A little over a year ago a friend of mine from childhood moved to Santiago, Chile with her husband, and I had been hoping to eventually get down there for a visit.  Around the same time, another friend took few months to travel around Chile and Argentina and began posting envy-inducing pictures on Facebook.  Last fall, Justin and I started tossing around the idea of going down to S. America, both to see our friends in Chile, and to take some time to visit Patagonia and other places in Chile and Argentina that had piqued our interest.  It had occurred to us that after our stay in Vermont would be the perfect time since it would be summer there, no jobs meant we could stay for as long as we wanted, and we had already amassed enough savings that we knew we could swing it without a problem.

A few months later we realized that winter in the USA was summer in a lot of places we had always wanted to visit but never had.  Places like Australia.  New Zealand.  South Africa.  We started considering going to New Zealand after the trip to South America.

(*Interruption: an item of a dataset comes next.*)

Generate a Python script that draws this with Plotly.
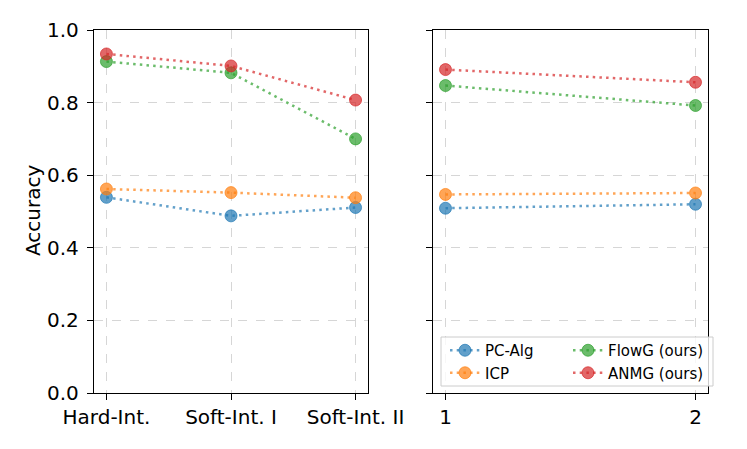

In December, during my internet research about Patagonia, I found a blog written by a couple who had recently completed a yearlong trip around the world.  We looked at our current savings, and started to try to figure out ways to save even more in the last 6 months we had before we knew we’d be leaving our jobs.  We started checking out travel guides from the New York Public Library  – as an aside, you can check out the most current guidebooks to, well, everywhere.  It’s a great way to get some initial information about a place before you run out and spend a ton of money on guidebooks before you really settle on where you want to go.  It’s also a great way to compare guidebooks and figure out which ones are more in line with your personal travel style.  We took out books about Peru, India, South Africa, Australia, New Zealand, Indonesia.  Our friends started noticing the stacks of travel books and began to ask questions.

In early January we started to talk to our friends about our idea to travel long-term.  By the end of January we had decided, with some trepidation, that we were going to take a year and see as much as we could.  Over the next few months we continued to make lists of places we wanted to go, things we needed to take care of before we would leave, and of course, we started saving more manically.  By the end of April we had told our parents, and by the end of June nearly all of our friends knew of “The Plan”.

We are almost exactly 3 months out from our departure date, and there are days when I still can’t quite believe we’ve decided to do this.  It seems as if we still have a million things to do, including purchasing the first plane ticket, but I have faith that we’ll somehow get it all done.  In the meantime we are going to enjoy our time in Vermont since, after all, it’s the first leg of our extended travel.